Rails 2.3 took a big step there. Concurrent request handling was supported for the first time. And instead of Rails 2.1/2.2’s ‘brand new network connection to the db for every thread’ model, we saw the first introduction of the ConnectionPool, which kept a pool of network-connected connections, and let individual threads check them in or out — using much the same strategy and methods that still see in the ConnectionPool in rails 3-2-stable.
And there was much excitement and posts, hey, really, Rails really can do things concurrently now. And then people saying but what about the GIL. And other people saying, yeah, but jruby. Here’s a good summary. And just a few people saying, even without the GIL thread-safety and threading can be useful to have a thread blocked on I/O give up the CPU until it come sback (including me!). And then we realized that the ruby mysql adapter broke this. Along with a buncha other C extensions. And then people fixed that, phew.

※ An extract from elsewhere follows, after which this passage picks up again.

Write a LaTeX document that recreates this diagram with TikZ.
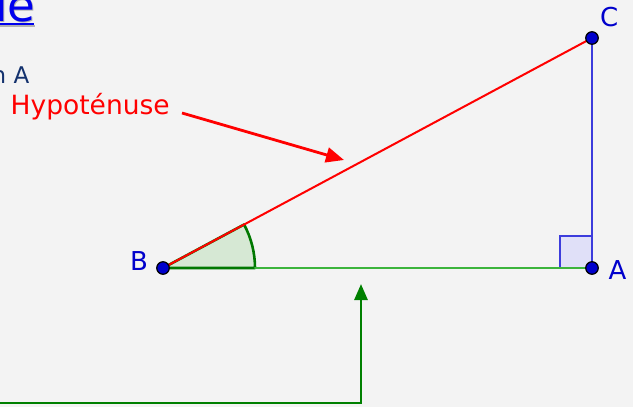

And then we got MRI 1.9 that at least did OS threads, although still with the GIL.
Ruby and Rails both have had such a checkered history with supporting multi-threaded concurrency, that we still get periodic “No, really, guys, ruby and/or rails can do multi-threaded stuff” posts.
The thing with threading in general, is just like there’s no one answer to “is it thread safe” (depends on what you want to do how), there’s no one answer to “are threads okay in ruby?” — depends on what you want to do how. But I submit that for a large class of things (wanting to context switch in I/O block, mainly, which is in fact often quite useful — don’t forget that threads were invented in programming langauges before there even were multi-core machines!) — even MRI 1.9 is pretty decent. But you’ve got to know what you’re doing.
And for a large class of things you might want to do with threads, Rails 3.x, especially 3-2-stable with bugfixes (but not 3.2.0-3.2.2 with significant bug) is just fine too. But yeah, you’ve got to have a clue what you’re doing.
rails future (4/current master)
A class of things with a signficant chunk cut out in ruby 4/master. I don’t understand why rails would want to take a step backwards, but ce la vie. Rails has a reputation for ‘not taking threading seriously’ (says Yehuda), which I think is not entirely deserved in modern rails with `mysql2` etc. But this step makes me think it’s at least partially deserved. Maybe rails4 will do something nifty with fiber-based concurrency, I dunno.